重要なことは、この経済協力が、日本が一方的に提案したものではなく、ロシアと十分に内容を擦り合わせたものだったことだ。その証拠は、私がかつて大学の業務でサハリン州の国立総合大学を訪問した際に目にした、サハリン州政府の「発展計画2025」という長期経済発展計画である。

「発展戦略2025」は、2025年までにサハリン州で「州内総生産を3倍以上、貿易高を6倍以上」という目標を掲げたものだ。その主な課題は、

  1. インフラの未整備状態の解消による社会産業基盤の近代化、
  2. 生産部門の技術革新と近代化、
  3. 天然資源の高度加工による新しい産業の振興、
  4. 近代的な市場経済サービス発展と品質重視のサービスの普及、
  5. 所有権保護、市場競争性の強化、投資リスクや企業リスクの低減、行政的障壁の低下、行政サービスの向上、
  6. 教育、保健医療、文化、体育スポーツ、住宅など快適な生活環境形成の社会インフラの改善、
  7. 高度な労働力への需要に対する職業教育、
  8. 社会福祉サービスの充実と高度医療センターの設立、
  9. 確かな住宅市場の形成、住宅投資の拡大、

の9つであった。

この内容が、日露間の経済協力に酷似していたことから、経済協力は、ロシア側の要望に日本が応えたものであることがわかるのだ。

さらにいえば、日本の経済協力は、「ロシア経済は資源輸出への依存度が高く、資源価格の変化に対して脆弱性が高い」というロシア経済の弱点を補うことにも資するものだったことも重要だ。

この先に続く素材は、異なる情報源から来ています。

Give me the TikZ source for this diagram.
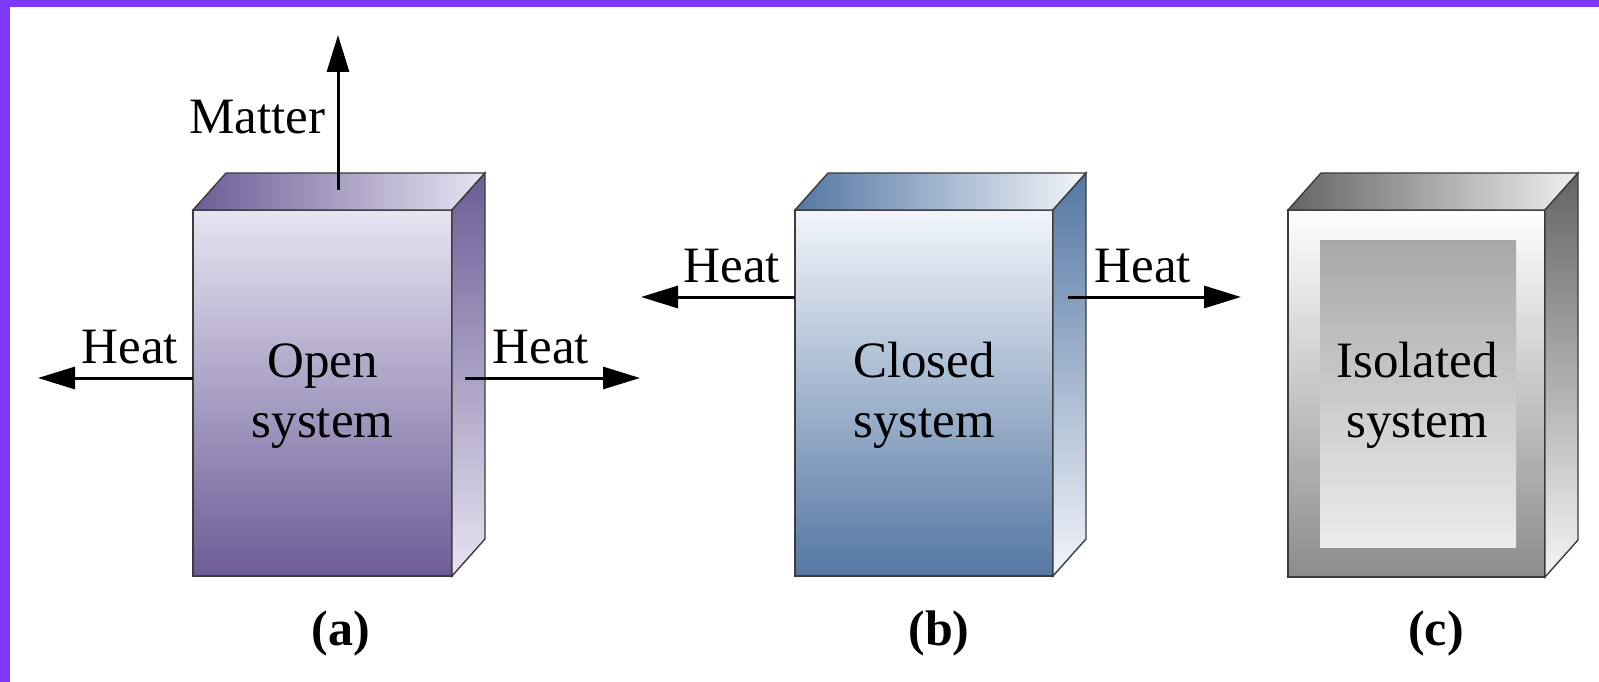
\documentclass[tikz,border=0pt]{standalone}
\usepackage{fontspec}
\setmainfont{Liberation Serif}
\usetikzlibrary{arrows.meta}
\definecolor{bordr}{RGB}{125,58,252}
\definecolor{edgec}{RGB}{60,60,60}
\definecolor{aDark}{RGB}{108,92,150}
\definecolor{aLight}{RGB}{232,228,242}
\definecolor{bDark}{RGB}{84,119,162}
\definecolor{bLight}{RGB}{242,245,251}
\definecolor{cDark}{RGB}{100,100,100}
\definecolor{cMid}{RGB}{140,140,140}
\definecolor{cIn}{RGB}{168,168,168}
\definecolor{cInL}{RGB}{236,236,236}
\begin{document}
\begin{tikzpicture}[x=1pt,y=-1pt,
  edge/.style={draw=edgec,line width=1.4pt,line join=miter},
  flow/.style={line width=3pt,-{Triangle[length=37pt,width=22pt]}},
  lbl/.style={font=\fontsize{51}{60}\selectfont,inner sep=0pt,anchor=base},
  sys/.style={font=\fontsize{51}{60}\selectfont,inner sep=0pt,align=center,anchor=base},
  tag/.style={font=\fontsize{50}{60}\selectfont\bfseries,inner sep=0pt,anchor=base}]
\useasboundingbox (0,0) rectangle (1599,682);
\fill[white] (0,0) rectangle (1599,682);
\fill[bordr] (0,0) rectangle (1599,7);
\fill[bordr] (0,0) rectangle (10,682);

% ---------- (a) open system ----------
\path[edge, top color=aLight, bottom color=aDark] (193,210) rectangle (452,576);
\path[edge, left color=aDark, right color=aLight] (193,210) -- (226,173) -- (485,173) -- (452,210) -- cycle;
\path[edge, top color=aDark, bottom color=aLight] (452,210) -- (485,173) -- (485,539) -- (452,576) -- cycle;
\node[sys] (aText) at (322.5,437) {Open\\system};
\coordinate (aTop) at (338,190);
\coordinate (aTopT) at (338,35);
\coordinate (aL) at (193,378);
\coordinate (aLT) at (38,378);
\coordinate (aR) at (465,378);
\coordinate (aRT) at (640,378);
\draw[flow] (aTop) -- (aTopT);
\draw[flow] (aL) -- (aLT);
\draw[flow] (aR) -- (aRT);
\node[lbl] (matter) at (257,134) {Matter};
\node[lbl] (aHL) at (130,363) {Heat};
\node[lbl] (aHR) at (541,363) {Heat};
\node[tag] (tagA) at (341,645) {(a)};

% ---------- (b) closed system ----------
\path[edge, top color=bLight, bottom color=bDark] (795,210) rectangle (1053,576);
\path[edge, left color=bDark, right color=bLight] (795,210) -- (828,173) -- (1086,173) -- (1053,210) -- cycle;
\path[edge, top color=bDark, bottom color=bLight] (1053,210) -- (1086,173) -- (1086,539) -- (1053,576) -- cycle;
\node[sys] (bText) at (924,437) {Closed\\system};
\coordinate (bL) at (795,297);
\coordinate (bLT) at (641,297);
\coordinate (bR) at (1068,297);
\coordinate (bRT) at (1241,297);
\draw[flow] (bL) -- (bLT);
\draw[flow] (bR) -- (bRT);
\node[lbl] (bHL) at (732,282) {Heat};
\node[lbl] (bHR) at (1143,282) {Heat};
\node[tag] (tagB) at (939,645) {(b)};

% ---------- (c) isolated system ----------
\path[edge, top color=white, bottom color=cMid] (1288,210) rectangle (1545,577);
\path[edge, left color=cDark, right color=white!94!black] (1288,210) -- (1321,173) -- (1578,173) -- (1545,210) -- cycle;
\path[edge, top color=cDark, bottom color=white!96!black] (1545,210) -- (1578,173) -- (1578,540) -- (1545,577) -- cycle;
\path[top color=cIn, bottom color=cInL] (1320,240) rectangle (1516,547);
\node[sys] (cText) at (1417,437) {Isolated\\system};
\node[tag] (tagC) at (1436,645) {(c)};
\end{tikzpicture}
\end{document}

資源に頼らない産業の多角化は、ロシアにとって最重要課題である。現状、冬季になると豪雪等で、極端に稼働率が落ちてしまうという問題がある。筆者がフィールドワークしたサハリン州には、ほとんど製造業がない。ただし、終戦までの日本統治時代には、製紙工場などが稼働していた。日本の製造業の技術や、工場運営のノウハウがあれば、冬季でも生産性を落とさず、工場を稼働することができるだろう。ロシアには、「日本企業との深い付き合いは、ロシアの製造業大国への近道だ」との強い期待がある。安倍首相は、この期待に応えていたのである。

プーチン大統領は、日露経済協力について「信頼関係の醸成に役立つ」ものだと発言していた。それは、「本音」だったのではないだろうか。そして、ウクライナ戦争が泥沼化し、日露間が対立する関係にある現在でも、ロシア側には安倍元首相に対する感謝の念と、日本に対する信頼が残っているのではないだろうか。だから、サハリンI・IIの日本の権益は維持されたのである。

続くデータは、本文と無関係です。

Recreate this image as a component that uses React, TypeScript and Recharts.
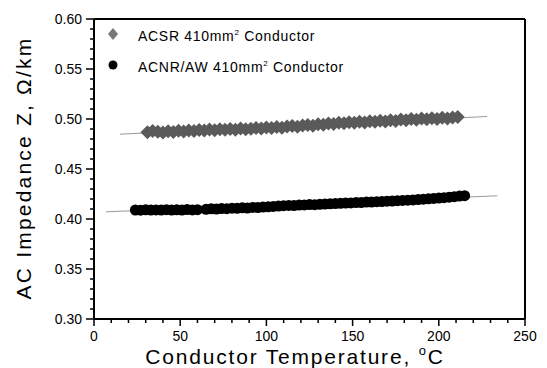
import React from "react"
import { ScatterChart, Scatter, XAxis, YAxis, ReferenceLine } from "recharts"

// ACSR 410mm2 conductor readings
const acsrTemp = [
  31, 34, 37, 40, 43, 46, 49, 52, 55, 58, 61, 64, 67, 70, 73, 76, 79, 82, 85, 88, 91, 94, 97, 100, 103,
  106, 109, 112, 115, 118, 121, 124, 127, 130, 133, 136, 139, 142, 145, 148, 151, 154, 157, 160, 163,
  166, 169, 172, 175, 178, 181, 184, 187, 190, 193, 196, 199, 202, 205, 208, 211,
]
const acsrZ = [
  0.4868, 0.488, 0.4872, 0.4865, 0.4878, 0.487, 0.4883, 0.4876, 0.4885, 0.4879, 0.489, 0.4884, 0.4895,
  0.4888, 0.4898, 0.4893, 0.49, 0.4893, 0.4905, 0.4898, 0.4902, 0.491, 0.4904, 0.4915, 0.4909, 0.492,
  0.4913, 0.4925, 0.493, 0.4922, 0.4935, 0.494, 0.4933, 0.4948, 0.4942, 0.4955, 0.495, 0.4962, 0.4958,
  0.4968, 0.4962, 0.4972, 0.4966, 0.4978, 0.4972, 0.4983, 0.4976, 0.4988, 0.4981, 0.4995, 0.4987, 0.5,
  0.4993, 0.5005, 0.4998, 0.5008, 0.5, 0.5012, 0.5004, 0.5015, 0.502,
]

// ACNR/AW 410mm2 conductor readings
const acnrTemp = [
  24, 27, 30, 33, 36, 39, 42, 45, 48, 51, 54, 57, 60, 65, 68, 71, 74, 77, 80, 83, 86, 89, 92, 95, 98,
  101, 104, 107, 110, 113, 116, 119, 122, 125, 128, 131, 134, 137, 140, 143, 146, 149, 152, 155, 158,
  161, 164, 167, 170, 173, 176, 179, 182, 185, 188, 191, 194, 197, 200, 203, 206, 209, 212, 215,
]
const acnrZ = [
  0.409, 0.4088, 0.4092, 0.4089, 0.4091, 0.409, 0.4093, 0.4089, 0.4092, 0.409, 0.4094, 0.4091, 0.4093,
  0.4097, 0.4102, 0.41, 0.4105, 0.4103, 0.4108, 0.4107, 0.4112, 0.411, 0.4116, 0.4114, 0.4119, 0.4122,
  0.4126, 0.4129, 0.4133, 0.4136, 0.4135, 0.4139, 0.4141, 0.4144, 0.4143, 0.4147, 0.4149, 0.4152,
  0.4154, 0.4157, 0.4159, 0.4161, 0.4164, 0.4165, 0.4169, 0.417, 0.4173, 0.4174, 0.4178, 0.418,
  0.4183, 0.4186, 0.4188, 0.4191, 0.4194, 0.4198, 0.4202, 0.4206, 0.421, 0.4213, 0.4218, 0.4223,
  0.4229, 0.4233,
]

// linear fit lines
const acsrFitTemp = [15, 228]
const acsrFitZ = [0.4848, 0.5025]
const acnrFitTemp = [7, 234]
const acnrFitZ = [0.4072, 0.4232]

const xTicks = [0, 50, 100, 150, 200, 250]
const yTicks = ["0.30", "0.35", "0.40", "0.45", "0.50", "0.55", "0.60"]
const xMinor = [10, 20, 30, 40, 60, 70, 80, 90, 110, 120, 130, 140, 160, 170, 180, 190, 210, 220, 230, 240]
const yMinor = [
  0.31, 0.32, 0.33, 0.34, 0.36, 0.37, 0.38, 0.39, 0.41, 0.42, 0.43, 0.44, 0.46, 0.47, 0.48, 0.49, 0.51,
  0.52, 0.53, 0.54, 0.56, 0.57, 0.58, 0.59,
]

const zip = (xs: number[], ys: number[]) => xs.map((x, i) => ({ t: x, z: ys[i] }))
const acsrData = zip(acsrTemp, acsrZ)
const acnrData = zip(acnrTemp, acnrZ)
const acsrFit = zip(acsrFitTemp, acsrFitZ)
const acnrFit = zip(acnrFitTemp, acnrFitZ)

const FONT = "'Liberation Sans', Arial, sans-serif"
const xAll = [...xTicks, ...xMinor].sort((a, b) => a - b)
const yAll = [...yTicks.map(Number), ...yMinor].sort((a, b) => a - b)

const XTick = (props: any) => {
  const { x, y, payload } = props
  const major = xTicks.includes(payload.value)
  return (
    <g>
      <line x1={x} x2={x} y1={y} y2={y + (major ? 7 : 4)} stroke="#000" strokeWidth={1.5} />
      {major && (
        <text x={x} y={y + 22} textAnchor="middle" fontSize={14} fontFamily={FONT} fill="#000">
          {payload.value}
        </text>
      )}
    </g>
  )
}

const YTick = (props: any) => {
  const { x, y, payload } = props
  const label = yTicks.find((s) => Math.abs(Number(s) - payload.value) < 1e-6)
  return (
    <g>
      <line x1={x - (label ? 8 : 4)} x2={x} y1={y} y2={y} stroke="#000" strokeWidth={1.5} />
      {label && (
        <text x={x - 12} y={y + 5} textAnchor="end" fontSize={14} fontFamily={FONT} fill="#000">
          {label}
        </text>
      )}
    </g>
  )
}

const Diamond = (props: any) => {
  const { cx, cy } = props
  return <polygon points={`${cx - 7},${cy} ${cx},${cy - 7} ${cx + 7},${cy} ${cx},${cy + 7}`} fill="#5a5a5a" />
}

const Dot = (props: any) => {
  const { cx, cy } = props
  return <circle cx={cx} cy={cy} r={5.5} fill="#000" />
}

const NoShape = () => <g />

const LegendBox = () => (
  <div
    style={{
      position: "absolute",
      left: 106,
      top: 19,
      fontFamily: FONT,
      fontSize: 14,
      letterSpacing: 0.7,
      color: "#000",
      lineHeight: "28px",
    }}
  >
    <div style={{ display: "flex", alignItems: "center" }}>
      <svg width={14} height={14} style={{ marginRight: 18 }}>
        <polygon points="7,1 12,7 7,13 2,7" fill="#777" />
      </svg>
      <span>
        ACSR 410mm<sup style={{ fontSize: 8 }}>2</sup> Conductor
      </span>
    </div>
    <div style={{ display: "flex", alignItems: "center" }}>
      <svg width={14} height={14} style={{ marginRight: 18 }}>
        <circle cx={7} cy={7} r={4.5} fill="#000" />
      </svg>
      <span>
        ACNR/AW 410mm<sup style={{ fontSize: 8 }}>2</sup> Conductor
      </span>
    </div>
  </div>
)

export default function App() {
  return (
    <div style={{ position: "absolute", left: 0, top: 0, width: 547, height: 368, background: "#fff" }}>
      <ScatterChart width={547} height={368} margin={{ top: 19, right: 22, bottom: 0, left: 0 }}>
        <XAxis
          type="number"
          dataKey="t"
          domain={[0, 250]}
          ticks={xAll}
          interval={0}
          allowDataOverflow
          height={49}
          tickSize={0}
          tickMargin={0}
          tick={<XTick />}
          axisLine={{ stroke: "#000", strokeWidth: 2 }}
          label={() => (
            <text
              x={295}
              y={364}
              textAnchor="middle"
              fontSize={21}
              fontFamily={FONT}
              letterSpacing={1.8}
              fill="#000"
            >
              Conductor Temperature,{" "}
              <tspan fontSize={13} dy={-9}>
                o
              </tspan>
              <tspan dy={9}>C</tspan>
            </text>
          )}
        />
        <YAxis
          type="number"
          dataKey="z"
          domain={[0.3, 0.6]}
          ticks={yAll}
          interval={0}
          allowDataOverflow
          width={94}
          tickSize={0}
          tickMargin={0}
          tick={<YTick />}
          axisLine={{ stroke: "#000", strokeWidth: 2 }}
          label={() => (
            <text
              x={31}
              y={168}
              transform="rotate(-90 31 168)"
              textAnchor="middle"
              fontSize={21}
              fontFamily={FONT}
              letterSpacing={2.2}
              fill="#000"
            >
              AC Impedance Z, Ω/km
            </text>
          )}
        />
        <ReferenceLine y={0.6} stroke="#000" strokeWidth={2} />
        <ReferenceLine x={250} stroke="#000" strokeWidth={2} />
        <Scatter data={acsrFit} line={{ stroke: "#999", strokeWidth: 1 }} shape={<NoShape />} isAnimationActive={false} />
        <Scatter data={acnrFit} line={{ stroke: "#999", strokeWidth: 1 }} shape={<NoShape />} isAnimationActive={false} />
        <Scatter data={acsrData} shape={<Diamond />} isAnimationActive={false} />
        <Scatter data={acnrData} shape={<Dot />} isAnimationActive={false} />
      </ScatterChart>
      <LegendBox />
    </div>
  )
}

ちなみに、欧米が日本のサハリンI・IIの権益を対露経済制裁の対象から外したのも、地政学的な重要性を考慮したからである。サハリンI・IIが中国の手に渡れば、ロシアの極東地域全体が一挙にチャイナタウン化するリスクがあるからだ。そのリスクを回避し、極東地域で中国とのバランスを何とか維持するために、日本の権益は守られたのだろう。

繰り返すが、外交というものは、成果を出すことを焦ってはいけない。焦れば「国家百年の大計」を誤ることになりかねない。

例えば、北方領土の返還について、「2島返還」でロシアと合意して実現するとする。時の首相は、現実的な解決を図ったとして高い評価を得るかもしれない。しかし、その30年後、ロシアに4島返還を交渉してもいいというかもしれない「開明的な指導者」が現れたらどうか。すでに「問題は2島返還で解決済み」とされてしまったら、4島返還の千載一遇の好機を逃すことになる。

つまり、30年前によかれと思った「現実策」が、成果を挙げることを焦った当時の首相により取り返しのつかない誤りだったと、後世から断罪されることになることもあるということだ。